Total Annihilation's Spiritual/Actual Sequel Planned?
Thanks to IGN PC for its article discussing hints from Chris Taylor of Gas Powered Games regarding a possible follow-up to seminal RTS Total Annihilation. Apparently, at a recent gaming career day, Taylor, the original designer of TA, informally confirmed "...that Gas Powered Games was working on 'an RTS follow-up to Total Annihilation'", but IGN note "it's not exactly clear yet [from his brief comment] on whether or not the game will be a true sequel... or simply a new RTS in the vein of Total Annihilation." Although Gas Powered Games are currently working on a sequel to Dungeon Siege for Microsoft, their jobs page confirms they're also looking for RTS genre artists, and an earlier GameSpy interview discusses this long-under-wraps strategy title. Taylor also mentioned the publisher of this new title is "a big one... one that doesn't also publish operating systems [like Microsoft]" - it seems Atari own the rights to Total Annihilation 2, and previously asked Korean developers Phantagram to develop a sequel before that deal allegedly fell through, though Taylor's game could still be a sequel in concept only.
This is quite exciting. TA was by far the best RTS to come out of the 90's. Being (practically) abandonware now, a sequel is the holy grail for many gamers who enjoyed the original.
Being an earth shattering game in the first installment, hopefully the second installment will raise the bar again for RTS games.
Of all the Universal Constants, here's one I know: Nice guys finish last
Best thing about the game was that it had a huge selection of different weapons meaning you didn't have the rock-siccors-paper style gameplay of the Command & Conquer series. Add larger maps, better use of 3D terrain and you had a very enjoyable game. The only one where you could actually fight an airwar against a land army.

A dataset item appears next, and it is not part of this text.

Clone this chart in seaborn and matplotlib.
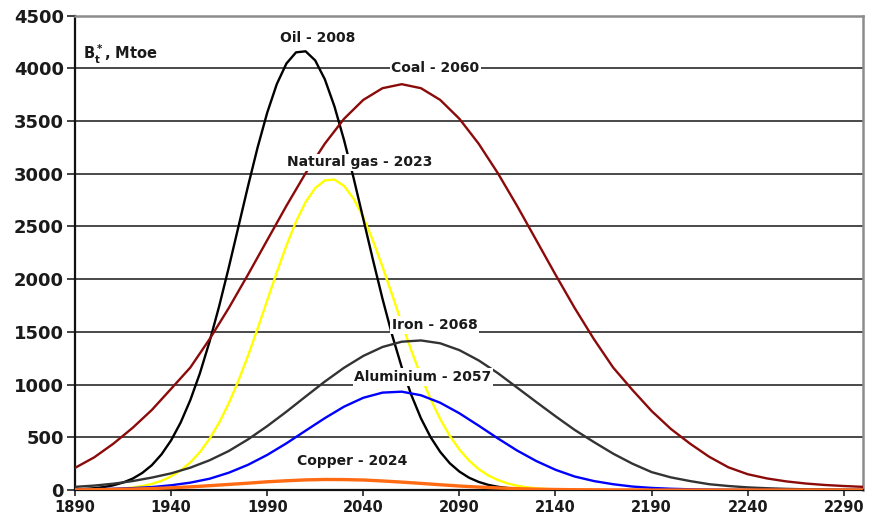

Lets just hope it is not like the original "sequel" eh? The magic version? Boy did that one bomb.
Here my wish list for the perfect RTS game.
Oh who am I kidding. Judging by the sales of Command and Conquer vs Close Combat I think it is clear were the money is. It ain't with me. Sigh.
MMO Quests are like orgasms:
You may solo them, I prefer them in a group.
As long as they incorporate the "open-endedness" that TA first gave us, then I will be glad to play their RTS.
I've played using nothing but planes, commander duels, 10+ bases, huge maps that would make even the best among us lose track of where we set those 100 annihilators.
So many strategies, man I hope they use the same philosophy on the new game.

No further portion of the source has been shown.